RICHMOND, Va. (WRIC) — The National Weather Service (NWS) is improving ways to communicate Flash Flood Warnings more effectively to the public starting this month.
Usually, we don’t see flooding this time of the year. But as we get into the spring season and Flash Flood Warnings are issued, people will notice the changes.
When a Flash Flood Warning is issued, the format is now bulleted, so the information is easier to read and understand.
There are three categories to watch out for: the description of the flash flood hazard, the information source, and the impacts as far as what potentially could be impacted. The biggest change is how that information is given to the public.
Right now, anytime a Flash Flood Warning is issued, anyone within a distance of a cell phone tower is going to receive an alert saying there’s a Flash Flood Warning in that area.
With the changes, when the generic basic Flash Flood Warning is issued, your cell phone is not going to alert but the Emergency Alert System activation still occurs. Meaning, the information is still going out via NOAA weather radio, crawls, and over the air AM/FM radio. When it gets to the considerable and catastrophic tags, that will now trigger cell phone notifications.

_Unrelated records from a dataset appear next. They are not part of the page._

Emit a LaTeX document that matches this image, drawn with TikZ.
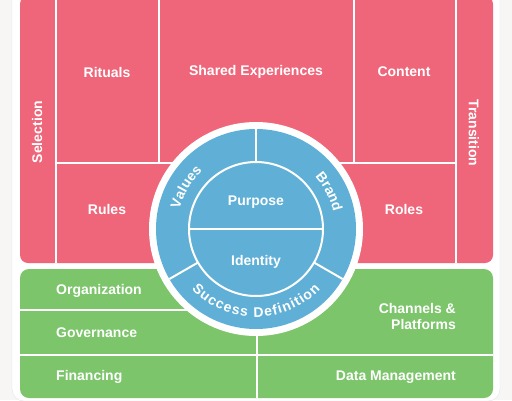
\documentclass[tikz,border=0pt]{standalone}
\usepackage{fontspec}
\setmainfont{Liberation Sans}
\usetikzlibrary{decorations.text}

\definecolor{rosered}{HTML}{EF667A}
\definecolor{leafgreen}{HTML}{7CC56B}
\definecolor{skyblue}{HTML}{5FAFD6}
\definecolor{pagegray}{HTML}{F7F6F4}
\definecolor{cardgray}{HTML}{E4E4E4}

\begin{document}
\begin{tikzpicture}[
    x=1pt, y=-1pt,
    divider/.style={
        draw=white,
        line width=2pt
    },
    celltext/.style={
        text=white,
        font=\bfseries\fontsize{14}{16}\selectfont,
        align=center,
        inner sep=0pt
    },
    ringtext/.style={
        decorate,
        decoration={
            text along path,
            text align=center,
            text color=white,
            text={|\bfseries\fontsize{14}{16}\selectfont|#1}
        }
    },
    stretchtext/.style={
        ringtext=#1,
        decoration={text align=fit to path}
    }
]
\useasboundingbox (0,0) rectangle (512,400);
\fill[pagegray] (0,0) rectangle (512,400);

% Card
\draw[cardgray, fill=white, rounded corners=12pt] (12,-12) rectangle (500,401);

% Pink and green areas
\fill[rosered, rounded corners=8pt] (20,-4) rectangle (493,263);
\fill[leafgreen, rounded corners=9pt] (20,269) rectangle (493,398);

% Dividers
\draw[divider] (56,-4) -- (56,263);
\draw[divider] (456,-4) -- (456,263);
\draw[divider] (159,-4) -- (159,163);
\draw[divider] (354,-4) -- (354,163);
\draw[divider] (56,163) -- (456,163);
\draw[divider] (20,310) -- (257,310);
\draw[divider] (257,269) -- (257,398);
\draw[divider] (20,355) -- (493,355);

% Circle
\fill[white] (256,229) circle (107);
\fill[skyblue] (256,229) circle (100);
\draw[divider] (256,229) circle (67);
\draw[divider] (189,229) -- (323,229);
\foreach \ang in {90,210,330}
    \draw[divider] (256,229) ++(-\ang:67) -- ++(-\ang:33);

% Curved texts
\path[ringtext=Values] (256,229) ++(-189:79) arc[start angle=-189, end angle=-109, radius=79];
\path[ringtext=Brand] (256,229) ++(-67:79) arc[start angle=-67, end angle=13, radius=79];
\path[stretchtext=Success Definition] (256,229) ++(-223:88) arc[start angle=-223, end angle=-317, radius=88];

% Nodes
\node[celltext, rotate=90] (selection) at (37,132) {Selection};
\node[celltext, rotate=-90] (transition) at (474,133) {Transition};
\node[celltext] (rituals) at (107,72) {Rituals};
\node[celltext] (shared) at (256,72) {Shared Experiences};
\node[celltext] (content) at (404,72) {Content};
\node[celltext] (rules) at (107,209) {Rules};
\node[celltext] (roles) at (404,209) {Roles};
\node[celltext] (purpose) at (256,202) {Purpose};
\node[celltext] (identity) at (256,262) {Identity};
\node[celltext, anchor=west] (organization) at (56,291) {Organization};
\node[celltext, anchor=west] (governance) at (56,333) {Governance};
\node[celltext, anchor=west] (financing) at (56,377) {Financing};
\node[celltext, anchor=east, align=right] (channels) at (456,316) {Channels \&\\Platforms};
\node[celltext, anchor=east] (datamgmt) at (456,377) {Data Management};

\end{tikzpicture}
\end{document}
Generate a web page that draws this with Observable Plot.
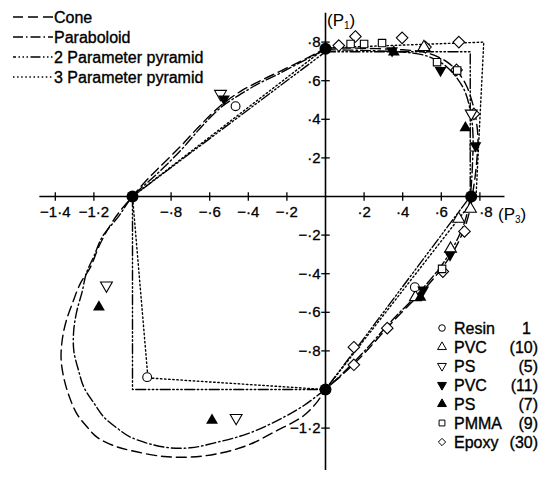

Considerable flood events are very life-threatening and could possibly cause serious damage to property. Catastrophic events are violent flash floods that seriously threaten lives and cause disastrous damage. Both of those tags are interchangeable.
These format changes will reduce the number of alerts sent to cell phones. At that point, when a Flash Flood Warning is issued, people need to understand that the flooding is life-threatening and need to take action immediately.
Flooding is probably the biggest threat to lives in the U.S. and these warnings should be taken very seriously when issued. Causes include heavy rain, river ice or debris jams, and dam failure. And never drive into a flooded roadway or around a barricade.